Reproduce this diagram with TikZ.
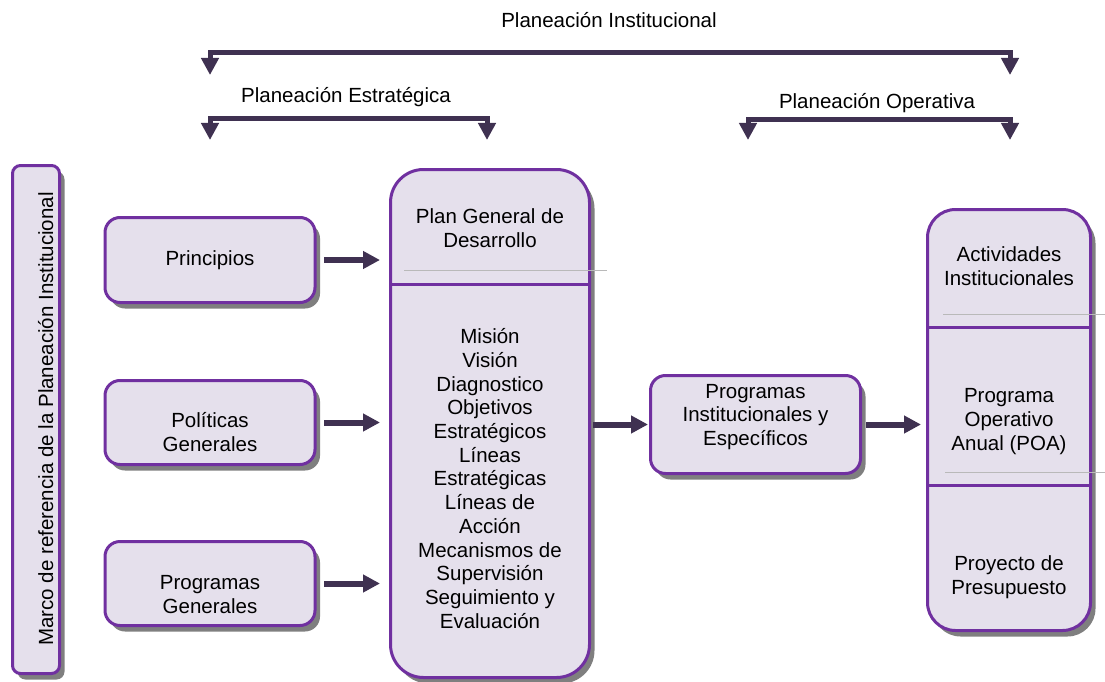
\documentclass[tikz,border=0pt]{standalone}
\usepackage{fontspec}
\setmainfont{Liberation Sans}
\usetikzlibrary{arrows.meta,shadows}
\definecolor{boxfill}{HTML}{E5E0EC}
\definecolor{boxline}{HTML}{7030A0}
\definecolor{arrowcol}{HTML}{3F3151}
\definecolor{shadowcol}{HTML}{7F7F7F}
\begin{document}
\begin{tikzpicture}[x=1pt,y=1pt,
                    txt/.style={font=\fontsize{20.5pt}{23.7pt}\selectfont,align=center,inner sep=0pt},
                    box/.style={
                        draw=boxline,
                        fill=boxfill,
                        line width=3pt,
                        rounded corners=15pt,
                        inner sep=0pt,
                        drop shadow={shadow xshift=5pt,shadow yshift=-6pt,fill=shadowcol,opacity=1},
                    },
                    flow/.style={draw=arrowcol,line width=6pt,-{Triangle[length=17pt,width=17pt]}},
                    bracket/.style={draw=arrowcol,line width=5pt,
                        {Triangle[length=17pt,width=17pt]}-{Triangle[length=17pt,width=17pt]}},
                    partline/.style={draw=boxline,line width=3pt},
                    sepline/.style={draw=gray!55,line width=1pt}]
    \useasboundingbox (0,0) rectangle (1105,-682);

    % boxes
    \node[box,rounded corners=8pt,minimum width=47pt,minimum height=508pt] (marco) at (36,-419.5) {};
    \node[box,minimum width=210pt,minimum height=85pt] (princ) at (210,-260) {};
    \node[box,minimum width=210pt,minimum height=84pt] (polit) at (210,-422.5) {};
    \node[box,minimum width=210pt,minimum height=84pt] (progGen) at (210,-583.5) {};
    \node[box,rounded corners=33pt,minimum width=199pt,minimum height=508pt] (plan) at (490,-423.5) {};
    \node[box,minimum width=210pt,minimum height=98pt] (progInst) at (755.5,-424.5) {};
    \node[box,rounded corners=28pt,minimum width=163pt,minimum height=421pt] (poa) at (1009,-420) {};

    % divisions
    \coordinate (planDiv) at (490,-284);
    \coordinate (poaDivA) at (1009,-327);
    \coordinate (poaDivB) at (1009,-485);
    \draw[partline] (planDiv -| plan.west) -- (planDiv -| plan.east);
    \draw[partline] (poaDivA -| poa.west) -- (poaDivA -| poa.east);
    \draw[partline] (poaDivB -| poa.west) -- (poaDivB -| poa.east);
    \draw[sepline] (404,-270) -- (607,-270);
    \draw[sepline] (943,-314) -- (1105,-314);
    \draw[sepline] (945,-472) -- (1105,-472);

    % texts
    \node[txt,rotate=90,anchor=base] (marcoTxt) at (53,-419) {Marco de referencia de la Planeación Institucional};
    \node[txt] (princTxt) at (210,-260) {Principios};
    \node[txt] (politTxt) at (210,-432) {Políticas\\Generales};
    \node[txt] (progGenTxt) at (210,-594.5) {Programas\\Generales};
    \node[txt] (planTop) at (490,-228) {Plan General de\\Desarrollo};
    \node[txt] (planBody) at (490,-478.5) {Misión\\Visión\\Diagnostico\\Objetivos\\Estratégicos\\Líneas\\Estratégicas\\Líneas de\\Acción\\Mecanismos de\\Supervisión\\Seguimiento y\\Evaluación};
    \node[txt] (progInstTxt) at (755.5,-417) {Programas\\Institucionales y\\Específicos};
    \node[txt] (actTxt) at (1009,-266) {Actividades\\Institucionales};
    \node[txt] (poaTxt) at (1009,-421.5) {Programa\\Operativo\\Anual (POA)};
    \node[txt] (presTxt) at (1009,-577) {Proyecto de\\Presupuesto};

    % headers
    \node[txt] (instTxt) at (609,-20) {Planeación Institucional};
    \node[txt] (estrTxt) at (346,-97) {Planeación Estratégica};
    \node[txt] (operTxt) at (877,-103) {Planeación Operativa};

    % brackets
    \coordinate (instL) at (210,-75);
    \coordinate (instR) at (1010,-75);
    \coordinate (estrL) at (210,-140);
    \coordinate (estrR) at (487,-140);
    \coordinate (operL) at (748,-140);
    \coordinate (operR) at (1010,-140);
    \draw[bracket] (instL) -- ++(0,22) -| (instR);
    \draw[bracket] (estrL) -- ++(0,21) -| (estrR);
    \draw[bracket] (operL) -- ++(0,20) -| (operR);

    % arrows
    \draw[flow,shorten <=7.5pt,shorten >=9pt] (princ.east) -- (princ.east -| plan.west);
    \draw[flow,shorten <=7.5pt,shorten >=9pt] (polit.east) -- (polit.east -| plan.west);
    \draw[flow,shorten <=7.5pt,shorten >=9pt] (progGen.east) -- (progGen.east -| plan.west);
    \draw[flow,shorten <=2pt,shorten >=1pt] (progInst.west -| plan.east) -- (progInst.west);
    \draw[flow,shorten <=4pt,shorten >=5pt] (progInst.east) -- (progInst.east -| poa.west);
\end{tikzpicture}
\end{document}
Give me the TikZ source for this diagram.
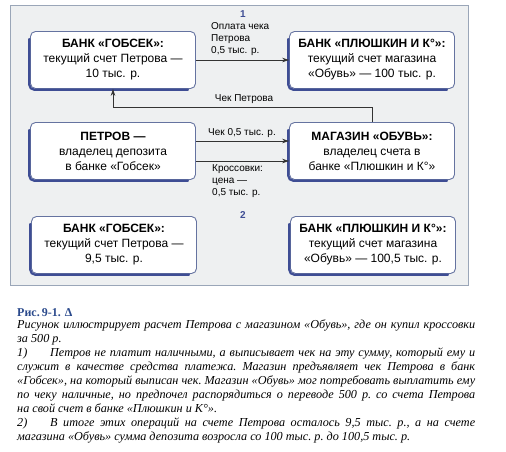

----------------

### The problem
Give again, word for word, every line from the top of the data above to the line holding "(0,0) rectangle (1105,-682);", inclusive, with the pictures left out.

### Response to the exercise
Reproduce this diagram with TikZ.
\documentclass[tikz,border=0pt]{standalone}
\usepackage{fontspec}
\setmainfont{Liberation Sans}
\usetikzlibrary{arrows.meta,shadows}
\definecolor{boxfill}{HTML}{E5E0EC}
\definecolor{boxline}{HTML}{7030A0}
\definecolor{arrowcol}{HTML}{3F3151}
\definecolor{shadowcol}{HTML}{7F7F7F}
\begin{document}
\begin{tikzpicture}[x=1pt,y=1pt,
                    txt/.style={font=\fontsize{20.5pt}{23.7pt}\selectfont,align=center,inner sep=0pt},
                    box/.style={
                        draw=boxline,
                        fill=boxfill,
                        line width=3pt,
                        rounded corners=15pt,
                        inner sep=0pt,
                        drop shadow={shadow xshift=5pt,shadow yshift=-6pt,fill=shadowcol,opacity=1},
                    },
                    flow/.style={draw=arrowcol,line width=6pt,-{Triangle[length=17pt,width=17pt]}},
                    bracket/.style={draw=arrowcol,line width=5pt,
                        {Triangle[length=17pt,width=17pt]}-{Triangle[length=17pt,width=17pt]}},
                    partline/.style={draw=boxline,line width=3pt},
                    sepline/.style={draw=gray!55,line width=1pt}]
    \useasboundingbox (0,0) rectangle (1105,-682);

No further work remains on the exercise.